After a successful first trial year, I discovered that my tomato plants performed better if the seedlings were planted out by late February. They could easily be covered if there were a late, short freeze, and it meant they had produced most of their fruit by the time the weather was scorching. Tomatoes stall when the temperatures get above 90º and they won’t set fruit until the night time temperatures are over 55º. But if you plant them out early, they will still get a good root system built by the time it is warm enough, and they will produce well before the heat stalls them.
The more I paid attention to what kinds of temperatures certain plants liked, the better I got at growing things that would not normally thrive in my climate. Broccoli or bok choy planted in late August would winter over fine and on those few times when the temperature froze, a light covering was all it needed to pull through fine. Lettuce would grow from fall to spring with little or no effort. Fuschias would grow well during fall, winter and spring, if protected from freezes, and would take its “winter” nap during the dog days of summer.
Even with my many efforts, peonies were beyond my reach. Some plants simply have to have a winter chill, or they will never perform. And since they don’t like to be disturbed after planting, putting them in the refrigerator for the winter was not an option. Not to mention, there is not exactly room for a huge root ball in the back of the fridge. And the only way to keep a tuberous begonia alive in the heat of the south is to water it by putting ice cubes around the base at night. Even that was a bit too much for me. But then, I will never grow lotuses in Oregon. And if I lived in the northern US, I would never grow caladiums either.
Season shifting works the other way too. Now, I live in the Pacific Northwest, and the summers are quite mild. The summer days are long, and pretty much anything grows here. Well almost. All of the veggies that thrive in intense heat, like eggplants, peppers, okra and lima beans are less impressed with the short “hot” season, and the milder summer temperatures.

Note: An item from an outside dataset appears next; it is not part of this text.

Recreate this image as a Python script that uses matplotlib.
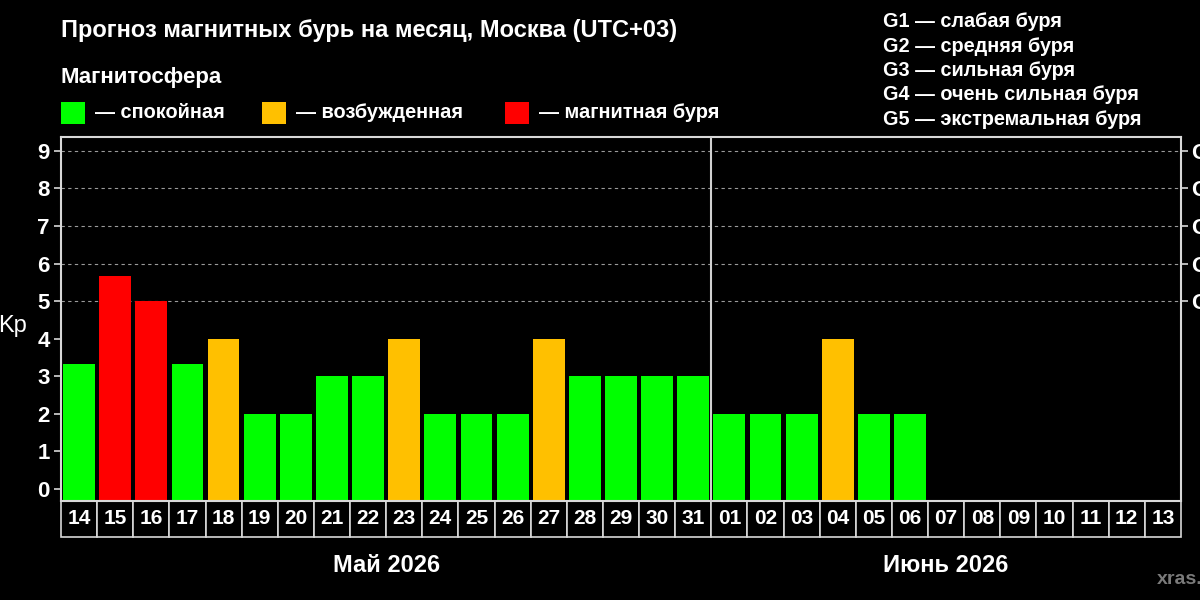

Season shifting is not new here either. Tomato, peppers and eggplants can still be set out early if they are protected by a celled water sheath, like Wall o’ Water. Even so, they tend to grow slowly until the soil gets as hot as they like it. Gardeners who use plastic around their plants are always going to have a head start on harvest over those who don’t.
But tomatoes, peppers, eggplants commonly grow here.
Okra and lima beans need even more heat than those crops. And since you can’t always find them in a grocery outside of the South, even frozen, I had to succeed in growing them, or do without.
The first time I planted okra, the plants rotted from the rain. They can’t stand cool, wet weather. The second planting grew, but never had time to fully develop before the season ended that year. The second year, a more aggressive approach to season shifting was required. I put in raised beds with lots of compost, planted the seeds inside first, and when the weather finally warmed enough, planted them with black plastic around them. I was rewarded with a really nice crop. Fresh lima beans from raised beds ended up on the menu too.
No matter where you live, there will be some kind of gardening challenge. There is no perfect climate for everything you can find in a seed catalog. Decide what you want to grow. If it normally grows where you live, consider yourself lucky.
If you want to grow something exotic for your location, think creatively and season shift if you can. Some things may not work, but with adjustments in your garden habits, many will. Unless you are thinking about investing in a very expensive plant, experiment and see if you can get to your goal.
You might be surprised. And the process can be quite fun.